The instant disclosure also provides an assembling method of the receptacle connector 1. Firstly, placing the first conductive contacts 40 and the second conductive contacts 50 in the first receiving troughs 103 and the second receiving troughs 104 of the tongue plate 10 by means of insert molding or inserting. Next, arranging the back cap 30 in a coupling portion 101 of the tongue plate 10, so that the first soldering portions 403 and the second soldering portions 503 are exposed respectively over the first contact troughs 301 and the second contact troughs 302 of the back cap 30. It is worth noting that the sequence of arrangement of the first conductive contacts 40 and the second conductive contacts 50 is not restricted thereto.
Followed on, the insulative body 20, the first conductive contacts 40, and the second conductive contacts 50 are received in a receiving space 701 of a metallic housing 70.
Next, two first signal wires 81, a first ground wire 83, and a power wire 82 of the first cable set 80 a are soldered to the first soldering portions 403. Then, two pairs of second signal wires 84 and two second ground wires 85 of the second cable set 80 b are soldered to the second soldering portions 503. The pair of second ground wires 85 is arranged adjacently and soldered to the same second soldering portion 503. To provide further illustrations, the first cable set 80 a and the second cable set 80 b are soldered respectively to the first soldering portion 403 and the second soldering portion 503 toward the same direction.
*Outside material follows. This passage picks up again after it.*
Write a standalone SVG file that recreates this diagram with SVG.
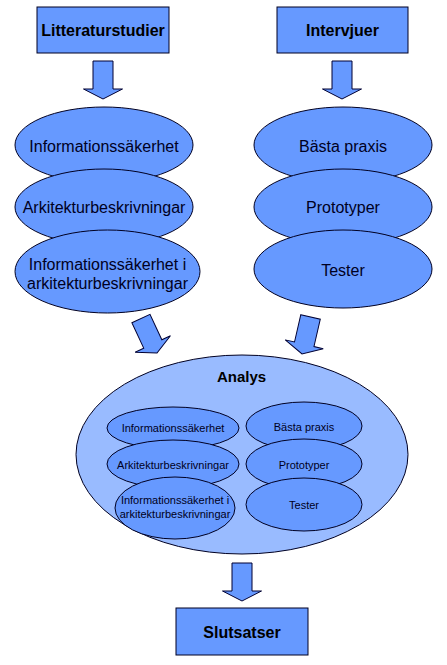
<svg xmlns="http://www.w3.org/2000/svg" xmlns:xlink="http://www.w3.org/1999/xlink" width="447" height="665" viewBox="0 0 447 665">
  <style>
    .box { fill: #6699ff; stroke: #000022; stroke-width: 1; }
    .ell { fill: #6699ff; stroke: #000022; stroke-width: 1; }
    .big { fill: #99bbff; stroke: #000022; stroke-width: 1; }
    .arrow { fill: #6699ff; stroke: #000033; stroke-width: 1; }
    .hd { font-family: "Liberation Sans", Arial, sans-serif; font-weight: bold; font-size: 16px; fill: #000; text-anchor: middle; }
    .lb { font-family: "Liberation Sans", Arial, sans-serif; font-size: 16px; fill: #000022; text-anchor: middle; }
    .sm { font-family: "Liberation Sans", Arial, sans-serif; font-size: 11px; fill: #000022; text-anchor: middle; }
  </style>
  <defs>
    <path id="arr" d="M -10,-38 L 10,-38 L 10,-10 L 19.5,-10 L 0,0 L -19.5,-10 L -10,-10 Z"/>
  </defs>
  <rect width="447" height="665" fill="#ffffff"/>

  <g id="connectors">
    <use xlink:href="#arr" href="#arr" class="arrow" transform="translate(103,99)"/>
    <use xlink:href="#arr" href="#arr" class="arrow" transform="translate(342,99)"/>
    <use xlink:href="#arr" href="#arr" class="arrow" transform="translate(157,353) rotate(-25)"/>
    <use xlink:href="#arr" href="#arr" class="arrow" transform="translate(302,354) rotate(13)"/>
    <use xlink:href="#arr" href="#arr" class="arrow" transform="translate(242,601)"/>
  </g>

  <g id="litteraturstudier">
    <rect class="box" x="37" y="7" width="132" height="46"/>
    <text class="hd" x="103" y="36">Litteraturstudier</text>
  </g>
  <g id="intervjuer">
    <rect class="box" x="277" y="7" width="131" height="46"/>
    <text class="hd" x="342.5" y="36">Intervjuer</text>
  </g>

  <g id="l-informationssakerhet">
    <ellipse class="ell" cx="104" cy="145" rx="89" ry="38"/>
    <text class="lb" x="104" y="151.5">Informationssäkerhet</text>
  </g>
  <g id="l-arkitekturbeskrivningar">
    <ellipse class="ell" cx="104" cy="207" rx="89" ry="38"/>
    <text class="lb" x="104" y="212.5">Arkitekturbeskrivningar</text>
  </g>
  <g id="l-info-i-arkitektur">
    <ellipse class="ell" cx="107.5" cy="271.5" rx="92.5" ry="41.5"/>
    <text class="lb" x="107.5" y="269.5">Informationssäkerhet i</text>
    <text class="lb" x="107.5" y="288.5">arkitekturbeskrivningar</text>
  </g>

  <g id="r-basta-praxis">
    <ellipse class="ell" cx="343" cy="145" rx="89" ry="38"/>
    <text class="lb" x="343" y="151.5">Bästa praxis</text>
  </g>
  <g id="r-prototyper">
    <ellipse class="ell" cx="343" cy="207" rx="89" ry="38"/>
    <text class="lb" x="343" y="212.5">Prototyper</text>
  </g>
  <g id="r-tester">
    <ellipse class="ell" cx="343" cy="269" rx="89" ry="39"/>
    <text class="lb" x="343" y="275.5">Tester</text>
  </g>

  <g id="analys">
    <ellipse class="big" cx="242" cy="454.5" rx="166" ry="99.5"/>
    <text class="hd" x="241.5" y="382" style="font-size:15px">Analys</text>
  </g>

  <g id="a-informationssakerhet">
    <ellipse class="ell" cx="173" cy="428" rx="66" ry="21"/>
    <text class="sm" x="173" y="431.5">Informationssäkerhet</text>
  </g>
  <g id="a-arkitekturbeskrivningar">
    <ellipse class="ell" cx="173" cy="464" rx="66" ry="24"/>
    <text class="sm" x="173" y="469">Arkitekturbeskrivningar</text>
  </g>
  <g id="a-info-i-arkitektur">
    <ellipse class="ell" cx="175" cy="508" rx="60" ry="31"/>
    <text class="sm" x="175" y="504">Informationssäkerhet i</text>
    <text class="sm" x="175" y="518">arkitekturbeskrivningar</text>
  </g>

  <g id="a-basta-praxis">
    <ellipse class="ell" cx="304" cy="426" rx="58" ry="24"/>
    <text class="sm" x="304" y="431">Bästa praxis</text>
  </g>
  <g id="a-prototyper">
    <ellipse class="ell" cx="304" cy="464" rx="58" ry="25"/>
    <text class="sm" x="304" y="469">Prototyper</text>
  </g>
  <g id="a-tester">
    <ellipse class="ell" cx="304" cy="504.5" rx="58" ry="26.5"/>
    <text class="sm" x="304" y="508.5">Tester</text>
  </g>

  <g id="slutsatser">
    <rect class="box" x="176" y="608" width="132" height="47"/>
    <text class="hd" x="242" y="638">Slutsatser</text>
  </g>
</svg>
It is worth noting that if the end portion 20 a of the insulative body 20 is a T-shaped structure instead of a ladder-like structure, and the first cable set 80 a and the second cable set 80 b will be soldered to the first soldering portions 403 and the second soldering portions 503 toward the opposite directions.
For the instant disclosure, the first soldering portions and the second soldering portions are exposed in the same side of the insulative body, so that the transmission wire can be soldered more easily to the first conductive contacts and the second conductive conducts so as to enhance the manufacturing efficiency. Furthermore, electromagnetic interferences can be reduced by the second cable set formed by the shielding wrap encompassing the second signal wire and the ground wire.
The descriptions illustrated supra set forth simply the preferred embodiments of the instant disclosure; however, the characteristics of the instant disclosure are by no means restricted thereto. All changes, alternations, or modifications conveniently considered by those skilled in the art are deemed to be encompassed within the scope of the instant disclosure delineated by the following claims.